- Born: Cairo, Egypt
- Occupations: A writer and a storyteller (previous journalist)
- Notable work: "Baby online" (original title: Habibi online) in 2010. "Confused Ant" (original title: Namulah Hayrah) in 2003.

= Ahmed Kafafi =

Egyptian writer, narrator, and journalist

Ahmed kafafi (Arabic: أحمد كفافي) is an Egyptian writer and narrator (previous journalist) and a member in the Egyptian Writers Union. He wrote many novels, the most common is "Baby online" (Habibi online) which was published in 2010, he also wrote a number of story collections, the most common are "Confused Ant" (Namulah Hayrah) which was published in 2003, and "Ladies shower" (Dush sayedat) which was published in 2015.

== Early life ==
Ahmed Kafafi was born in Cairo, Egypt where he studied and lived. In the middle school, he started writing some booklets. when he started studying in the college of English literature in Cairo University, he started to be known locally.

== Career ==
Ahmed Kafifi got into writing short fictions and novels since he was a middle school student until he published some of his booklets as a university student. He worked as an English teacher for many years, then a reporter and a journalist in English newspapers and magazines in the gulf region. Ahmed Kafafi says that working in the investigation sections played an affective role in developing his research skills in English literature. Ahmed Kafafi published a number of comic and news investigations both in Arabia and English, analyses and journal reports.

"Call to death" (da3uah lilmout) was his first novel that was published in 1990, he discussed euthanasia, which was an argumentative topic in the Islamic and in the west nation. He discussed co-dependence love in his novel "In between" (Bain bain) in 1993, which was liked by reviewers and readers. In 1995 his first story collection"muthakart Aanes" (maiden diary) and was translated to English in 2005. In one of his interviews, Kafafi confirmed that he had focused in this story collection on the new concept of the spinsterhood in the Arab world, after being described as ugly and oppressive. He said the novel differed in its form, which contained social tales that were told within short narratives. Its content, which helped spread the novel 10 years later, in websites like "spinster to change" or "leave her until she is a spinster". These websites defended women in front of men in order not to be forced to marriage. According to the writer, the objection of men to marriage because of financial reasons or other related to the link between the independence of a woman and her being a spinster.
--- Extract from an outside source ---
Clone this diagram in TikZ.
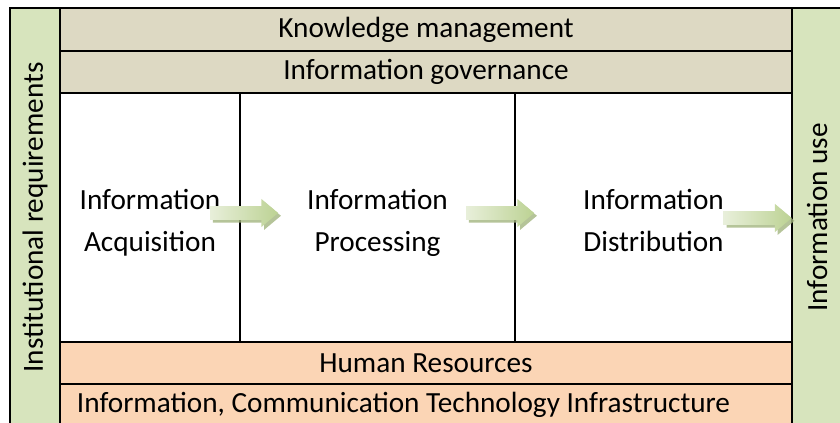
\documentclass[tikz,border=0pt]{standalone}
\usepackage{fontspec}
\setmainfont{Carlito}
\usepackage{tikz}
\usetikzlibrary{shapes,shadows,arrows}

\definecolor{bandtan}{HTML}{DDD9C3}
\definecolor{sidegreen}{HTML}{D7E4BD}
\definecolor{basepeach}{HTML}{FBD5B5}
\definecolor{arrowlight}{HTML}{E8EFDA}
\definecolor{arrowdark}{HTML}{BCD293}
\definecolor{arrowshadow}{HTML}{A3B57F}

\begin{document}
\begin{tikzpicture}[font=\fontsize{20.8}{30}\selectfont,
	cell/.style={draw, rectangle, line width=1pt, inner sep=0pt},
	flow/.style={single arrow, single arrow head extend=0.18cm, single arrow tip angle=80, minimum height=1.7cm, inner xsep=0pt, inner ysep=0.165cm, left color=arrowlight, right color=arrowdark, drop shadow={shadow xshift=0.07cm, shadow yshift=-0.07cm, fill=arrowshadow, opacity=0.8}}]
	\useasboundingbox (0cm,0cm) rectangle (21cm,10.575cm);
	% side columns
	\node [cell, fill=sidegreen, rotate=90, minimum width=10.475cm, minimum height=1.25cm] (institutional) at (0.875cm,5.1375cm) {Institutional requirements};
	\node [cell, fill=sidegreen, rotate=90, minimum width=10.475cm, minimum height=1.25cm] (use) at (20.425cm,5.1375cm) {Information use};
	% management bands
	\node [cell, fill=bandtan, minimum width=18.3cm, minimum height=1.075cm] (knowledge) at (10.65cm,9.8375cm) {Knowledge management};
	\node [cell, fill=bandtan, minimum width=18.3cm, minimum height=1.05cm] (governance) at (10.65cm,8.775cm) {Information governance};
	% process columns
	\node [cell, align=center, minimum width=4.5cm, minimum height=6.225cm] (acquisition) at (3.75cm,5.1375cm) {\rule{0pt}{27pt}Information\\Acquisition\strut};
	\node [cell, align=center, minimum width=6.875cm, minimum height=6.225cm] (processing) at (9.4375cm,5.1375cm) {\rule{0pt}{27pt}Information\\Processing\strut};
	\node [cell, align=center, minimum width=6.925cm, minimum height=6.225cm] (distribution) at (16.3375cm,5.1375cm) {\rule{0pt}{27pt}Information\\Distribution\strut};
	% foundation bands
	\node [cell, fill=basepeach, minimum width=18.3cm, minimum height=1.05cm] (human) at (10.65cm,1.5cm) {Human Resources};
	\node [cell, fill=basepeach, minimum width=18.3cm, minimum height=1.05cm] (ict) at (10.65cm,0.45cm) {\makebox[17.45cm][l]{Information, Communication Technology Infrastructure}};
	% flow arrows
	\node [flow] (toprocessing) at (6.0cm,5.25cm) {};
	\node [flow] (todistribution) at (12.4cm,5.25cm) {};
	\node [flow] (touse) at (18.84cm,5.125cm) {};
\end{tikzpicture}
\end{document}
Kafafi published his second story collection "Confused Ant" (Namulah Hayrah) in 2003 (translated into English in 2004). This collection is considered a true translation of his journalistic work because it presents the reality of conflicts in the Arab world and the victims of men, women and children as stated in the introduction of the collection. The most common story of the collection is "Night of Farah" (Laylat Farah), which shows a struggle of an Iranian woman and an Iraqi woman to win the remains of an unknown soldier. They both believe that is her son Farah.

In the early of 2010, Kafafi published his novel entitled "Baby online" (Habibi online), which had approximately 400 pages. The author got famous after the success of this novel. "Baby online" is classified as the first Arabic novel written as a conversation between two people via the internet. The novel then raised many questions, the first of which was the using internet technologies in narrating the novels and short fictions, and the appearance of the virtual reality.

== Works ==
This is a list of his works:

- "Call to death" (original title: da3uah lilmout) in 1990.
- "In between" (original title: Bain bain) in 1993.
- "Baby online" (original title: Habibi online) in 2010.
- "Beggars in the Summer of January" (original tile: Alshahateh fi fasel saif yanayer) in 2013.

Most notably of his story collections:

- "Muthakart Aanes" (original title: Maiden diary) in 1995.
- "Confused Ant" (original title: Namulah Hayrah) in 2003.
- "Ladies shower" (original title: Dush sayedat) and other collections in 2015.